«Gâtés, menteurs, radicaux!». C'est ainsi que le quotidien Bild qualifie ce jeudi les activistes climatiques, dans un article-coup de gueule d'une rare violence. La raison? Deux jeunes militants allemands attendus au tribunal suite à une action de blocage ont séché leur procès, en préférant partir en vacances à Bali. En s'y rendant en avion. Scandaleux!!!, s'étrangle le journal, qui se rue sur ce prétexte pour sortir une acerbe tirade populiste:
Ça sent la vieille rengaine: ces «djeunes» qui nous interdisent tout n'hésitent pas une seconde à sauter dans un avion pour aller se prendre en selfie à l'autre bout de la planète, en déversant dans l'atmosphère qu'ils affirment vouloir protéger des tonnes de CO2. C'est contradictoire, c'est hypocrite. Tant qu'ils ne respectent pas leurs propres principes, ils n'ont aucune leçon à nous donner.
On peut donner raison au Bild - et à tous les autres médias qui se sont jetés sur l'«affaire» - sur un point: ces activistes peuvent être fatigants. Pas seulement pour les automobilistes qui se retrouvent coincés à 07h30 sur le chemin du travail suite à une action de blocage, mais plus généralement pour nous tous.
C'est le danger lorsqu'on revendique quelque chose: on apparaît comme un donneur de leçon. Et, forcément, ça dérange, encore plus quand ton compte Instagram semble affirmer joyeusement le contraire de ce que tu prêches.

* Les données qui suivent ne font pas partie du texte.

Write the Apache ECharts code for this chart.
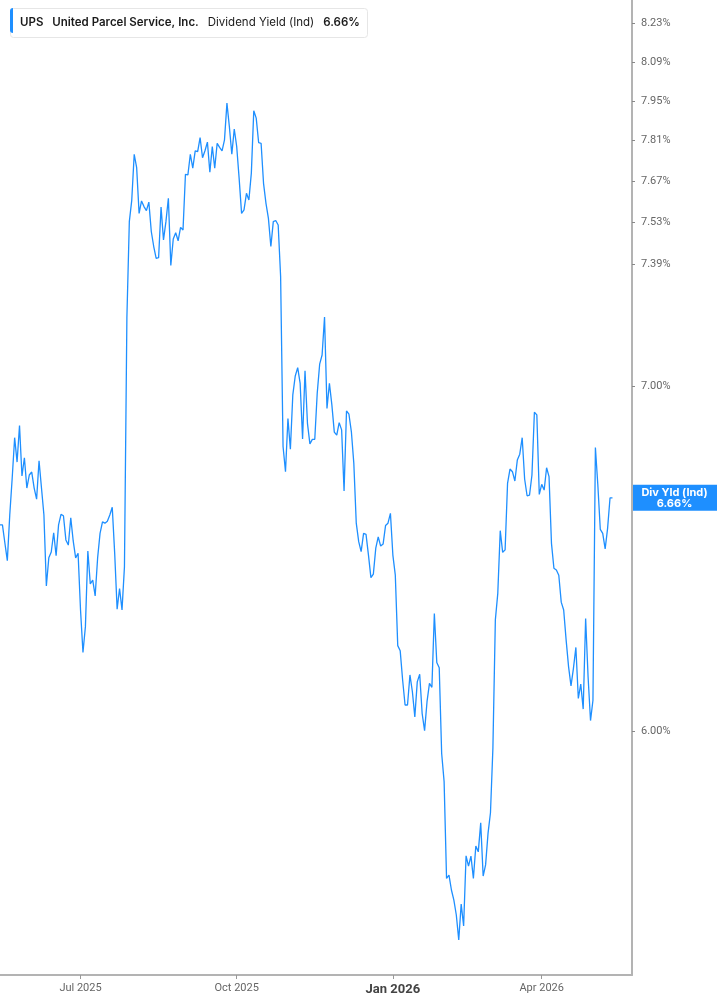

Mais ce récit oublie un détail fondamental: le changement que ces activistes demandent ne se limite pas aux avions. Ni aux voitures, d'ailleurs. Ce que les mouvements climatiques prônent, c'est une transformation générale de notre mode de vie. Les sources des émissions de gaz à effet de serre sont si nombreuses, les comportements polluants si variés, que renoncer à une seule chose ne suffit plus.
Le sujet est très émotionnel. Laissons parler les chiffres, alors. Les transports représentent 16,2% des émissions mondiales de gaz à effet de serre, selon les données de l'Université d'Oxford. Le secteur du bâtiment en génère 17,5%, l'agriculture 18,4% et l'énergie utilisée dans l'industrie 24,2%. Si l'on veut vraiment tenter de freiner le réchauffement climatique, objectif idéal que, espérons-le, tout le monde partage désormais, il faut agir en profondeur, sur de nombreux fronts.

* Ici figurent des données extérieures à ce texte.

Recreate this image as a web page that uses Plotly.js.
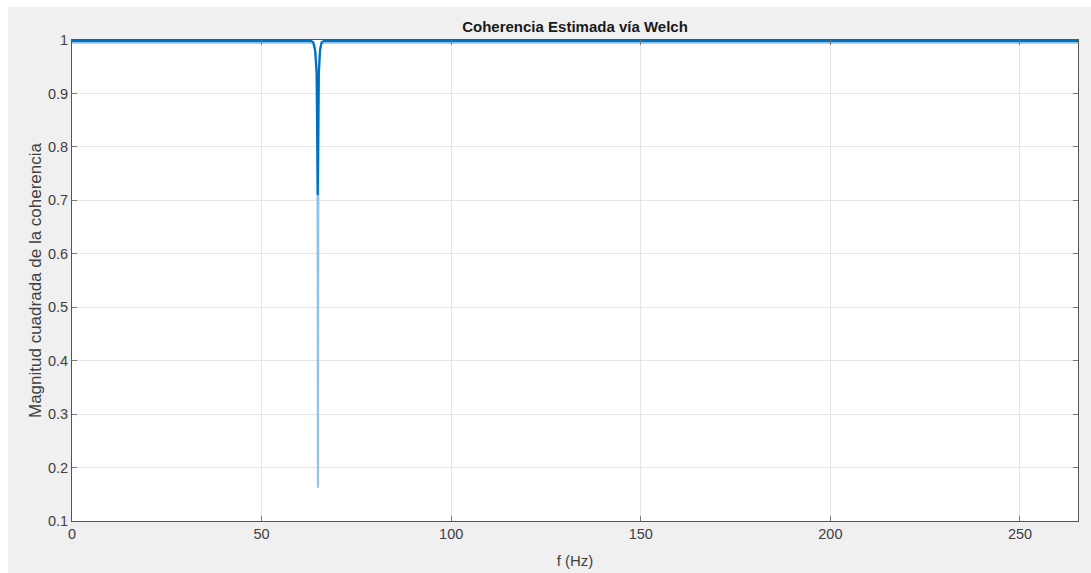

A la lumière de cela, reprocher aux activistes de voler en avion paraît assez réducteur, voire carrément ridicule. Même si tous les avions cessaient de décoller demain, cela ne réduirait les émissions globales que de 1,9%. Insuffisant pour sauver la planète.
Il s'agit finalement d'un raisonnement bien trop facile, qui permet surtout de fermer les yeux face à une réalité désagréable. Avant de s'offusquer et de crier à l'incohérence, ce serait mieux de se poser deux ou trois questions sur son propre comportement. C'est la seule manière de tenter un atterrissage d'urgence avant le crash.